### Directive
Write out, word for word, every line from the first one through the line that holds "(bus) -| (coord.north);", and nothing else; skip the pictures.

### Stored data
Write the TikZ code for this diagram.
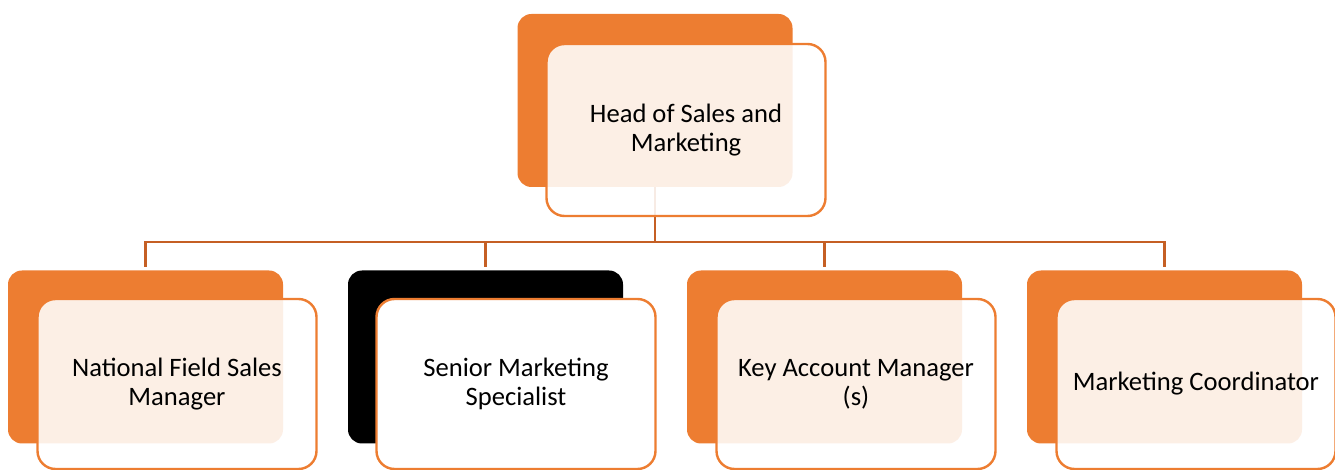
\documentclass[tikz,border=0pt]{standalone}
\usepackage{fontspec}
\setmainfont{Carlito}
\definecolor{orgfill}{RGB}{237,125,49}
\definecolor{orgline}{RGB}{197,95,36}
\begin{document}
\begin{tikzpicture}[
    x=0.5pt,y=-0.5pt,
    back/.style={rounded corners=7pt,minimum width=137.5pt,minimum height=86.5pt,fill=orgfill},
    front/.style={rounded corners=9pt,minimum width=139.5pt,minimum height=86pt,
        draw=orgfill,line width=1.2pt,fill=white,fill opacity=0.88,text opacity=1,
        align=center,font=\fontsize{13.3pt}{14.6pt}\selectfont},
    link/.style={draw=orgline,line width=1.25pt}
]
\useasboundingbox (0,0) rectangle (1335,470);

% shadow boxes
\node[back] (head) at (655,100.5) {};
\node[back] (nat) at (145.5,357) {};
\node[back,fill=black] (sen) at (485.5,357) {};
\node[back] (key) at (824.5,357) {};
\node[back] (coord) at (1164.5,357) {};

% connectors
\coordinate (bus) at (655,242);
\draw[link] (head.south) -- (bus);
\draw[link,shorten >=1.5pt] (bus) -| (nat.north);
\draw[link,shorten >=1.5pt] (bus) -| (sen.north);
\draw[link,shorten >=1.5pt] (bus) -| (key.north);
\draw[link,shorten >=1.5pt] (bus) -| (coord.north);

% labelled boxes
\node[front] (headf) at (686,130) {Head of Sales and\\Marketing};
\node[front,minimum height=85pt] (natf) at (177,384) {National Field Sales\\Manager};
\node[front,minimum height=85pt,fill opacity=1] (senf) at (516,384) {Senior Marketing\\Specialist};
\node[front,minimum height=85pt] (keyf) at (856,384) {Key Account Manager\\(s)};
\node[front,minimum height=85pt] (coordf) at (1196,384) {Marketing Coordinator};

\end{tikzpicture}
\end{document}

### Exercise response
Write the TikZ code for this diagram.
\documentclass[tikz,border=0pt]{standalone}
\usepackage{fontspec}
\setmainfont{Carlito}
\definecolor{orgfill}{RGB}{237,125,49}
\definecolor{orgline}{RGB}{197,95,36}
\begin{document}
\begin{tikzpicture}[
    x=0.5pt,y=-0.5pt,
    back/.style={rounded corners=7pt,minimum width=137.5pt,minimum height=86.5pt,fill=orgfill},
    front/.style={rounded corners=9pt,minimum width=139.5pt,minimum height=86pt,
        draw=orgfill,line width=1.2pt,fill=white,fill opacity=0.88,text opacity=1,
        align=center,font=\fontsize{13.3pt}{14.6pt}\selectfont},
    link/.style={draw=orgline,line width=1.25pt}
]
\useasboundingbox (0,0) rectangle (1335,470);

% shadow boxes
\node[back] (head) at (655,100.5) {};
\node[back] (nat) at (145.5,357) {};
\node[back,fill=black] (sen) at (485.5,357) {};
\node[back] (key) at (824.5,357) {};
\node[back] (coord) at (1164.5,357) {};

% connectors
\coordinate (bus) at (655,242);
\draw[link] (head.south) -- (bus);
\draw[link,shorten >=1.5pt] (bus) -| (nat.north);
\draw[link,shorten >=1.5pt] (bus) -| (sen.north);
\draw[link,shorten >=1.5pt] (bus) -| (key.north);
\draw[link,shorten >=1.5pt] (bus) -| (coord.north);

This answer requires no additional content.